#### Problem to solve:
The data below should be restated word for word, with every picture omitted.

#### Data provided:
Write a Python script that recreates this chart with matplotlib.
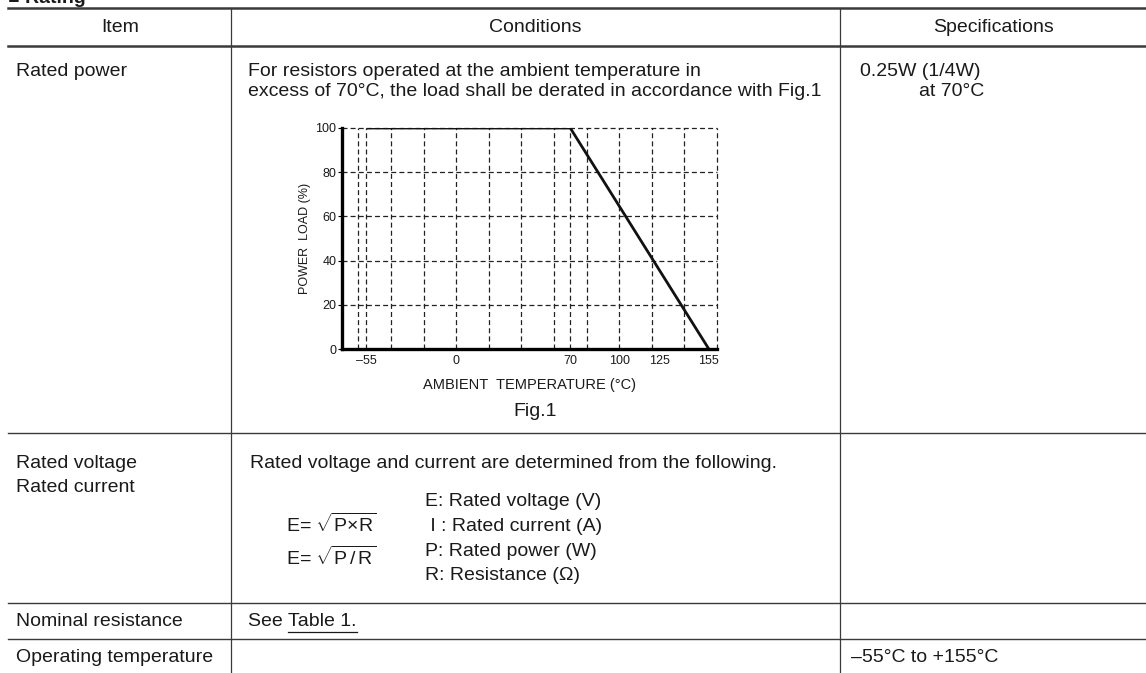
import matplotlib
matplotlib.use("Agg")
import matplotlib.pyplot as plt
from matplotlib.lines import Line2D

plt.rcParams["font.family"] = ["Liberation Sans", "DejaVu Sans"]
plt.rcParams["mathtext.fontset"] = "custom"
plt.rcParams["mathtext.rm"] = "Liberation Sans"
plt.rcParams["mathtext.it"] = "Liberation Sans:italic"
plt.rcParams["mathtext.bf"] = "Liberation Sans:bold"

# derating curve (Fig.1)
temp = [-55, 70, 155]
load = [100, 100, 0]
x_ticks = [-55, 0, 70, 100, 125, 155]
y_ticks = [0, 20, 40, 60, 80, 100]
grid_x = [-60, -55, -40, -20, 0, 20, 40, 60, 70, 80, 100, 120, 140, 160]
grid_y = [20, 40, 60, 80, 100]

# table contents
headers = ["Item", "Conditions", "Specifications"]
items = ["Rated power", "Rated voltage\nRated current", "Nominal resistance", "Operating temperature"]
power_conditions = ["For resistors operated at the ambient temperature in",
                    "excess of 70\u00b0C, the load shall be derated in accordance with Fig.1"]
voltage_intro = "Rated voltage and current are determined from the following."
formulas = [r"E= $\sqrt{\mathrm{P{\times}R}}$", r"E= $\sqrt{\mathrm{P\,/\,R}}$"]
symbols = ["E: Rated voltage (V)", " I : Rated current (A)", "P: Rated power (W)", "R: Resistance (\u03a9)"]
power_spec = ["0.25W (1/4W)", "at 70\u00b0C"]
temp_spec = "\u201355\u00b0C to +155\u00b0C"

W, H = 1146, 673
TXT = "#1a1a1a"
LINE = "#3a3a3a"
FS = 14


def fx(px):
    return px / W


def fy(py):
    return 1 - py / H


fig = plt.figure(figsize=(W / 100, H / 100), dpi=100)


def hline(y, x0=8, x1=W, lw=1.0):
    fig.add_artist(Line2D([fx(x0), fx(x1)], [fy(y), fy(y)], color=LINE, lw=lw))


def vline(x, y0=8, y1=H):
    fig.add_artist(Line2D([fx(x), fx(x)], [fy(y0), fy(y1)], color=LINE, lw=0.9))


def put(x, y, s, ha="left", size=FS, **kw):
    return fig.text(fx(x), fy(y), s, ha=ha, va="center", fontsize=size, color=TXT, **kw)


# section title (cut off at top, as in the source page)
fig.text(fx(8), fy(3), "\u25a0 Rating", ha="left", va="baseline", fontsize=14,
         fontweight="bold", color=TXT)

# table rules
hline(8, lw=1.8)
hline(45.5, lw=1.8)
hline(433)
hline(602.7)
hline(639)
vline(231)
vline(840)

# header
put(120, 28, headers[0], ha="center")
put(535, 28, headers[1], ha="center")
put(993, 28, headers[2], ha="center")

# row 1: rated power
put(16, 72, items[0])
put(248, 72, power_conditions[0])
put(248, 92, power_conditions[1])
put(860, 72, power_spec[0])
put(984, 92, power_spec[1], ha="right")

ax = fig.add_axes([fx(342), fy(349), fx(717) - fx(342), fy(128) - fy(349)])
ax.set_xlim(-70, 160)
ax.set_ylim(0, 100)
for gx in grid_x:
    ax.axvline(gx, color="#222222", lw=0.9, ls=(0, (4, 2.5)), zorder=1, clip_on=False)
for gy in grid_y:
    ax.axhline(gy, color="#222222", lw=0.9, ls=(0, (4, 2.5)), zorder=1, clip_on=False)
ax.plot(temp, load, color="#111111", lw=2.0, zorder=3, solid_capstyle="butt")
ax.spines["top"].set_visible(False)
ax.spines["right"].set_visible(False)
ax.spines["left"].set_linewidth(2.4)
ax.spines["bottom"].set_linewidth(2.4)
ax.spines["left"].set_zorder(4)
ax.spines["bottom"].set_zorder(4)
ax.set_xticks(x_ticks)
ax.set_xticklabels(["\u2013" + str(-t) if t < 0 else str(t) for t in x_ticks])
ax.set_yticks(y_ticks)
ax.tick_params(axis="x", length=0, pad=4, labelsize=9, labelcolor=TXT)
ax.tick_params(axis="y", length=3, width=0.8, pad=1, labelsize=9, labelcolor=TXT)
ax.set_ylabel("POWER  LOAD (%)", fontsize=9, color=TXT, labelpad=3)
ax.set_xlabel("AMBIENT  TEMPERATURE (\u00b0C)", fontsize=10.5, color=TXT, labelpad=8)
ax.set_facecolor("none")
put(535, 411, "Fig.1", ha="center")

# row 2: rated voltage / current
put(16, 463, items[1].split("\n")[0])
put(16, 487, items[1].split("\n")[1])
put(250, 463, voltage_intro)
put(286, 524, formulas[0])
put(286, 557, formulas[1])
for i, s in enumerate(symbols):
    put(425, 502 + i * 24.5, s)

# row 3: nominal resistance
put(16, 622, items[2])
t1 = put(248, 622, "See ")
fig.canvas.draw()
bb = t1.get_window_extent()
t2 = fig.text(bb.x1 / W, fy(622), "Table 1.", ha="left", va="center", fontsize=FS, color=TXT)
fig.canvas.draw()
bb2 = t2.get_window_extent()
fig.add_artist(Line2D([bb2.x0 / W, bb2.x1 / W], [(bb2.y0 - 1) / H] * 2, color=TXT, lw=0.9))

# row 4: operating temperature
put(16, 658, items[3])
put(851, 658, temp_spec)

fig.savefig("out.png", dpi=100)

#### The completed task:
Write a Python script that recreates this chart with matplotlib.
import matplotlib
matplotlib.use("Agg")
import matplotlib.pyplot as plt
from matplotlib.lines import Line2D

plt.rcParams["font.family"] = ["Liberation Sans", "DejaVu Sans"]
plt.rcParams["mathtext.fontset"] = "custom"
plt.rcParams["mathtext.rm"] = "Liberation Sans"
plt.rcParams["mathtext.it"] = "Liberation Sans:italic"
plt.rcParams["mathtext.bf"] = "Liberation Sans:bold"

# derating curve (Fig.1)
temp = [-55, 70, 155]
load = [100, 100, 0]
x_ticks = [-55, 0, 70, 100, 125, 155]
y_ticks = [0, 20, 40, 60, 80, 100]
grid_x = [-60, -55, -40, -20, 0, 20, 40, 60, 70, 80, 100, 120, 140, 160]
grid_y = [20, 40, 60, 80, 100]

# table contents
headers = ["Item", "Conditions", "Specifications"]
items = ["Rated power", "Rated voltage\nRated current", "Nominal resistance", "Operating temperature"]
power_conditions = ["For resistors operated at the ambient temperature in",
                    "excess of 70\u00b0C, the load shall be derated in accordance with Fig.1"]
voltage_intro = "Rated voltage and current are determined from the following."
formulas = [r"E= $\sqrt{\mathrm{P{\times}R}}$", r"E= $\sqrt{\mathrm{P\,/\,R}}$"]
symbols = ["E: Rated voltage (V)", " I : Rated current (A)", "P: Rated power (W)", "R: Resistance (\u03a9)"]
power_spec = ["0.25W (1/4W)", "at 70\u00b0C"]
temp_spec = "\u201355\u00b0C to +155\u00b0C"

W, H = 1146, 673
TXT = "#1a1a1a"
LINE = "#3a3a3a"
FS = 14


def fx(px):
    return px / W


def fy(py):
    return 1 - py / H


fig = plt.figure(figsize=(W / 100, H / 100), dpi=100)


def hline(y, x0=8, x1=W, lw=1.0):
    fig.add_artist(Line2D([fx(x0), fx(x1)], [fy(y), fy(y)], color=LINE, lw=lw))


def vline(x, y0=8, y1=H):
    fig.add_artist(Line2D([fx(x), fx(x)], [fy(y0), fy(y1)], color=LINE, lw=0.9))


def put(x, y, s, ha="left", size=FS, **kw):
    return fig.text(fx(x), fy(y), s, ha=ha, va="center", fontsize=size, color=TXT, **kw)


# section title (cut off at top, as in the source page)
fig.text(fx(8), fy(3), "\u25a0 Rating", ha="left", va="baseline", fontsize=14,
         fontweight="bold", color=TXT)

# table rules
hline(8, lw=1.8)
hline(45.5, lw=1.8)
hline(433)
hline(602.7)
hline(639)
vline(231)
vline(840)

# header
put(120, 28, headers[0], ha="center")
put(535, 28, headers[1], ha="center")
put(993, 28, headers[2], ha="center")

# row 1: rated power
put(16, 72, items[0])
put(248, 72, power_conditions[0])
put(248, 92, power_conditions[1])
put(860, 72, power_spec[0])
put(984, 92, power_spec[1], ha="right")

ax = fig.add_axes([fx(342), fy(349), fx(717) - fx(342), fy(128) - fy(349)])
ax.set_xlim(-70, 160)
ax.set_ylim(0, 100)
for gx in grid_x:
    ax.axvline(gx, color="#222222", lw=0.9, ls=(0, (4, 2.5)), zorder=1, clip_on=False)
for gy in grid_y:
    ax.axhline(gy, color="#222222", lw=0.9, ls=(0, (4, 2.5)), zorder=1, clip_on=False)
ax.plot(temp, load, color="#111111", lw=2.0, zorder=3, solid_capstyle="butt")
ax.spines["top"].set_visible(False)
ax.spines["right"].set_visible(False)
ax.spines["left"].set_linewidth(2.4)
ax.spines["bottom"].set_linewidth(2.4)
ax.spines["left"].set_zorder(4)
ax.spines["bottom"].set_zorder(4)
ax.set_xticks(x_ticks)
ax.set_xticklabels(["\u2013" + str(-t) if t < 0 else str(t) for t in x_ticks])
ax.set_yticks(y_ticks)
ax.tick_params(axis="x", length=0, pad=4, labelsize=9, labelcolor=TXT)
ax.tick_params(axis="y", length=3, width=0.8, pad=1, labelsize=9, labelcolor=TXT)
ax.set_ylabel("POWER  LOAD (%)", fontsize=9, color=TXT, labelpad=3)
ax.set_xlabel("AMBIENT  TEMPERATURE (\u00b0C)", fontsize=10.5, color=TXT, labelpad=8)
ax.set_facecolor("none")
put(535, 411, "Fig.1", ha="center")

# row 2: rated voltage / current
put(16, 463, items[1].split("\n")[0])
put(16, 487, items[1].split("\n")[1])
put(250, 463, voltage_intro)
put(286, 524, formulas[0])
put(286, 557, formulas[1])
for i, s in enumerate(symbols):
    put(425, 502 + i * 24.5, s)

# row 3: nominal resistance
put(16, 622, items[2])
t1 = put(248, 622, "See ")
fig.canvas.draw()
bb = t1.get_window_extent()
t2 = fig.text(bb.x1 / W, fy(622), "Table 1.", ha="left", va="center", fontsize=FS, color=TXT)
fig.canvas.draw()
bb2 = t2.get_window_extent()
fig.add_artist(Line2D([bb2.x0 / W, bb2.x1 / W], [(bb2.y0 - 1) / H] * 2, color=TXT, lw=0.9))

# row 4: operating temperature
put(16, 658, items[3])
put(851, 658, temp_spec)

fig.savefig("out.png", dpi=100)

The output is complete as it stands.